## begin Given information

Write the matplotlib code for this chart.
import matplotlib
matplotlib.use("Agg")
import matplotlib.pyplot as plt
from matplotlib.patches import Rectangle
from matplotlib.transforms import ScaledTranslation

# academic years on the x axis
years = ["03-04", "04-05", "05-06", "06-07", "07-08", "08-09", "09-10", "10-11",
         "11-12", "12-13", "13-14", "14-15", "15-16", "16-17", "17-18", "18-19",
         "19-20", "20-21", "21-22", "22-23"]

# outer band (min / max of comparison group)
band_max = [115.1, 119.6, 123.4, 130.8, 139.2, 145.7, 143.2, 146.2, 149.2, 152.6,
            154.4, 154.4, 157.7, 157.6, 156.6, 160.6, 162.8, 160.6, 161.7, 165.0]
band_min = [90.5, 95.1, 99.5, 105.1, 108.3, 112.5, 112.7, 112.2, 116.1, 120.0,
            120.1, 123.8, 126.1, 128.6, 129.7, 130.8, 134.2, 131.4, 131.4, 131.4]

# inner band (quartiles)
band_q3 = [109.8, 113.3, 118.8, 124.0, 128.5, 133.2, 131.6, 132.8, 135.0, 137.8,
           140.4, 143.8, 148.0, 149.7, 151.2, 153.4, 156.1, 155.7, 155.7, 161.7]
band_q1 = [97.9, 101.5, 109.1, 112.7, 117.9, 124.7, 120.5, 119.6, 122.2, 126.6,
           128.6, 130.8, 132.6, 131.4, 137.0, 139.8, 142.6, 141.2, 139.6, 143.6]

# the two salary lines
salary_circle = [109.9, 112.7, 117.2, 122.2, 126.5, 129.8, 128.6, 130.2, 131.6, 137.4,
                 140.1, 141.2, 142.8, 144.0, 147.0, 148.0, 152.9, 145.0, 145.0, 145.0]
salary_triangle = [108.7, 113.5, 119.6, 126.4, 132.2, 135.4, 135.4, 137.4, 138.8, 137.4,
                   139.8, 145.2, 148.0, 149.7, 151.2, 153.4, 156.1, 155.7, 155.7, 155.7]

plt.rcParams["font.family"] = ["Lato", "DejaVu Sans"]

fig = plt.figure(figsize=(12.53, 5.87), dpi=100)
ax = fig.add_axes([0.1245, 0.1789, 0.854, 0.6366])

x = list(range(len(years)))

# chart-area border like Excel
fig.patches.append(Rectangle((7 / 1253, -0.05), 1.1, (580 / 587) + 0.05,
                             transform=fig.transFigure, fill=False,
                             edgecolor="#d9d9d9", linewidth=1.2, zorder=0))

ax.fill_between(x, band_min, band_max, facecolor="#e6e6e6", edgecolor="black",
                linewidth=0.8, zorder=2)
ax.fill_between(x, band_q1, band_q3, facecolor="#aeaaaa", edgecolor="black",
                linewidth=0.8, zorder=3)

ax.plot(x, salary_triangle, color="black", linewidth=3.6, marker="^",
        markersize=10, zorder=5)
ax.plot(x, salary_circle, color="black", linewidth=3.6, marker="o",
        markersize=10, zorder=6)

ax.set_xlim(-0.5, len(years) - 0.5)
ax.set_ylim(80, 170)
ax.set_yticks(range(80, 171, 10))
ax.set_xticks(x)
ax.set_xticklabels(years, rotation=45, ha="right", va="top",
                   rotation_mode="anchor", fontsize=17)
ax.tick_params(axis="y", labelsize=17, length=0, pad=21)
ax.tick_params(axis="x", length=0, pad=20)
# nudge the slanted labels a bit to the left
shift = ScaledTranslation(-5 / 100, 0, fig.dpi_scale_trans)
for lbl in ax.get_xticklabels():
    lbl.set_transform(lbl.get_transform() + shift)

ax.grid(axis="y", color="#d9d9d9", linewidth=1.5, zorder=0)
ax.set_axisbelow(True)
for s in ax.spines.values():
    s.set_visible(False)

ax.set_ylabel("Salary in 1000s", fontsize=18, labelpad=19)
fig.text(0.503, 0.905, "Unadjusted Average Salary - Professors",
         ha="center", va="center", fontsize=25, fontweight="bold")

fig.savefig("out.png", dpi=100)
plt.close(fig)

## end Given information

Requirements |
Look at the material above and copy, word for word, its lines from the first through the one containing "from matplotlib.transforms import".

Solution to the exercise |
Write the matplotlib code for this chart.
import matplotlib
matplotlib.use("Agg")
import matplotlib.pyplot as plt
from matplotlib.patches import Rectangle
from matplotlib.transforms import ScaledTranslation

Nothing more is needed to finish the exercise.